Jennifer, what if your child is stateless?
Comment: I find it amusing that Sabah Deputy Education and Innovation Minister, Jennifer Lasimbang should lament over the decision to allow stateless children to attend public schools.
She is, at best, short sighted and selfish. Instead of providing a solution, she talks about the problems faced in Sabah and Sarawak, if stateless children are allowed to enrol in public schools.
Let me remind you, Jennifer that under the Universal Declaration of Human Rights 1948, the right to education is one of the key principles underpinning the Education 2030 Agenda and Sustainable Development Goal 4.
This is adopted by the international community. Regardless of their statelessness, every child has a right to education. While their citizenship is being dealt with by the cabinet, they should at least be given not just an education, but quality education.
With what you have just said, you are not just fit to hold the education portfolio, if you do not understand this basic child’s right in the UNESCO’s mission.
With someone like you, you are creating a pool of stateless people, who in the future, will become a social issue in the state of Sabah. Keep them away from the mainstream society, and deprive them of a chance to be educated, and your next generation of Sabahans will face the consequences.
Many of these stateless children are innocent and they were born in this country not by their choice. This issue has to be dealt with separately, instead of making a big issue over the Education Ministry’s decision to allow schools to admit these children.
Lack of facilities and teachers in Sabah and Sarawak is an age-old problem which needs to be solved a long time ago. Why is it that Sabahans are not willing to enter into the teaching profession? What are you doing to ensure that more Sabahans and Sarawakians are trained as teachers?
The lack of teachers and school facilities should not be a reason to harp on the latest decision to allow stateless children into public schools. You would have earned more respect if you sought for more public funding to build better schools.

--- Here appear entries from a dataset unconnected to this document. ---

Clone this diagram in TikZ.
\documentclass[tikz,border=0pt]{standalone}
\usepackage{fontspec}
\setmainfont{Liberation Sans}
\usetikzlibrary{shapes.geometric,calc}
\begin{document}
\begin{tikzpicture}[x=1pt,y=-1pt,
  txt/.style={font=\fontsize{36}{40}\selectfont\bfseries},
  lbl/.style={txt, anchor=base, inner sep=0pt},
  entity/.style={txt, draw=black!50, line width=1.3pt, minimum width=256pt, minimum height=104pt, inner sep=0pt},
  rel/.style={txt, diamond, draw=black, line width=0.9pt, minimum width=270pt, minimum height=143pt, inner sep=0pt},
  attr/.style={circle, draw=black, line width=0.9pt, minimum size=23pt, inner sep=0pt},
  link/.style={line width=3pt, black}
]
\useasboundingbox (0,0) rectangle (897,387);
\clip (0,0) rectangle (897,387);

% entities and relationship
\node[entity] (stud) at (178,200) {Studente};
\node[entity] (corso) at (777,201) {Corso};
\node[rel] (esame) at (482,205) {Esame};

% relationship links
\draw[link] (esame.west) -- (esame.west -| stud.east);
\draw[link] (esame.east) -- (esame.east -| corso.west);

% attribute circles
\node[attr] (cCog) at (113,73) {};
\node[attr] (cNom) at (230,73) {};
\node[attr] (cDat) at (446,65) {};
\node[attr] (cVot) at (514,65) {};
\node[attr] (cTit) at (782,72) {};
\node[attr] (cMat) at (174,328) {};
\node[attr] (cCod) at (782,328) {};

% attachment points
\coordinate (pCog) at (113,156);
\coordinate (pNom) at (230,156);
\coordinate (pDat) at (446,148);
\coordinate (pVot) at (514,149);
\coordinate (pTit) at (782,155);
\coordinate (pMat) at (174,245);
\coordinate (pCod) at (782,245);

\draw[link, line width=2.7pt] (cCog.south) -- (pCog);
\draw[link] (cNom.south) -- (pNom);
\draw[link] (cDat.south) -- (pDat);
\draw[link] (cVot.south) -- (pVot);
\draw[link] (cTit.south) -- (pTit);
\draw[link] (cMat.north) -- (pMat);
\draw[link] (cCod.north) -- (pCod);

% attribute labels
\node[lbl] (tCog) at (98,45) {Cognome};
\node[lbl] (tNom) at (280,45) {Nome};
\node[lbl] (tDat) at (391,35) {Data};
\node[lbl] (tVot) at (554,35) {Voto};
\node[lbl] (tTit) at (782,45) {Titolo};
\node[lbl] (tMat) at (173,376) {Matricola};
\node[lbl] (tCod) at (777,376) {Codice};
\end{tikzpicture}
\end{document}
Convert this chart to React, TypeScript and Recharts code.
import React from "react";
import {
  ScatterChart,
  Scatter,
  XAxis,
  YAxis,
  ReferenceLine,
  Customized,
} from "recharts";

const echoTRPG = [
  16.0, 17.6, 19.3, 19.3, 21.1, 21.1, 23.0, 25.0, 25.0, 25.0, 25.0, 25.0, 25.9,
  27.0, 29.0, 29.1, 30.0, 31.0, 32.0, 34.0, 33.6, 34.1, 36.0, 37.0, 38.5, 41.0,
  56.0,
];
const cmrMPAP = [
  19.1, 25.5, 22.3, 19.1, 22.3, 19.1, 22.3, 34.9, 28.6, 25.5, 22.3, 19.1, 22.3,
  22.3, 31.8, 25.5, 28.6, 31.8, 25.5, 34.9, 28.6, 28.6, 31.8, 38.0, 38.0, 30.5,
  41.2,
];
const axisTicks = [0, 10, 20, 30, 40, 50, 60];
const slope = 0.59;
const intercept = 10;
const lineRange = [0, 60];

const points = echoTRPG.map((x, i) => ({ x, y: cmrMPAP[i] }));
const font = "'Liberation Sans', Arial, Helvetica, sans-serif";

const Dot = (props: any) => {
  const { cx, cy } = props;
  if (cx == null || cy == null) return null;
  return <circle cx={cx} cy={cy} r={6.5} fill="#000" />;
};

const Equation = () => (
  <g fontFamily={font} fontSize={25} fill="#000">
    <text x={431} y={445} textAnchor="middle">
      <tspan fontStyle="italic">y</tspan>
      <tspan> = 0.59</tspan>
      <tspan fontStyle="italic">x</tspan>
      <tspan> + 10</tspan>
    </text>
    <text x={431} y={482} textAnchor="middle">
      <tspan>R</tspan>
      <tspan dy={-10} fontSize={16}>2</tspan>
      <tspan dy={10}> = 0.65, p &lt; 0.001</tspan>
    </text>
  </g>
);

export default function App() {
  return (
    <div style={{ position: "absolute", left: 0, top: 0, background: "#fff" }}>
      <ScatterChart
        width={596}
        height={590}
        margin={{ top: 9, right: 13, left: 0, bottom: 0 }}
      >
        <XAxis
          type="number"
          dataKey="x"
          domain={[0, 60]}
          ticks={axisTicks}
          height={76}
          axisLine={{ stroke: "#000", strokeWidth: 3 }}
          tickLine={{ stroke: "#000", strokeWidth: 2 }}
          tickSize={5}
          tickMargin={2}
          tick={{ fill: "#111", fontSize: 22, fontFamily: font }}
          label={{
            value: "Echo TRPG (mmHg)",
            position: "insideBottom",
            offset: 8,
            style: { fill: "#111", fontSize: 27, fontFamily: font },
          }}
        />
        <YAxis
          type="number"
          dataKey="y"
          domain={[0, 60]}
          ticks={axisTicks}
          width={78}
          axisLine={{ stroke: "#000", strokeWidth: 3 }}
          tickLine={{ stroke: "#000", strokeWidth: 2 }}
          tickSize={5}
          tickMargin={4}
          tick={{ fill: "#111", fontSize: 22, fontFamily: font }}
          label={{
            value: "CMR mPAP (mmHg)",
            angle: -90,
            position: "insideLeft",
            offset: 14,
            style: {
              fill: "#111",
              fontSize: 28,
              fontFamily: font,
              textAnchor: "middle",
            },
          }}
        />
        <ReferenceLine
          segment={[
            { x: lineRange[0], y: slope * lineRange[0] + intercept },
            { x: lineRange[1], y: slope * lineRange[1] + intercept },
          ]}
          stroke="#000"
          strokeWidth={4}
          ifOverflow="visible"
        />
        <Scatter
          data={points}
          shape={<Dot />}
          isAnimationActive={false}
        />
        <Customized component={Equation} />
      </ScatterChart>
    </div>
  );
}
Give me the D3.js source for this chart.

Much of the money that is currently wasted away in MyGovUC email accounts (over RM10 million a year for just the Ministry of Education alone), for example, could have been channeled to upgrade the schools in the two East Malaysian states.
(Editorial Note: After a discussion between this writer and Jennifer Lasimbang, the writer has agreed that the story in FMT has been skewed towards stateless children when her focus was mainly on the lack of school teachers and resources to deal with the influx of some 800,000 stateless children in Sabah. Jennifer agrees to write a Letter to the Editor to correct her position).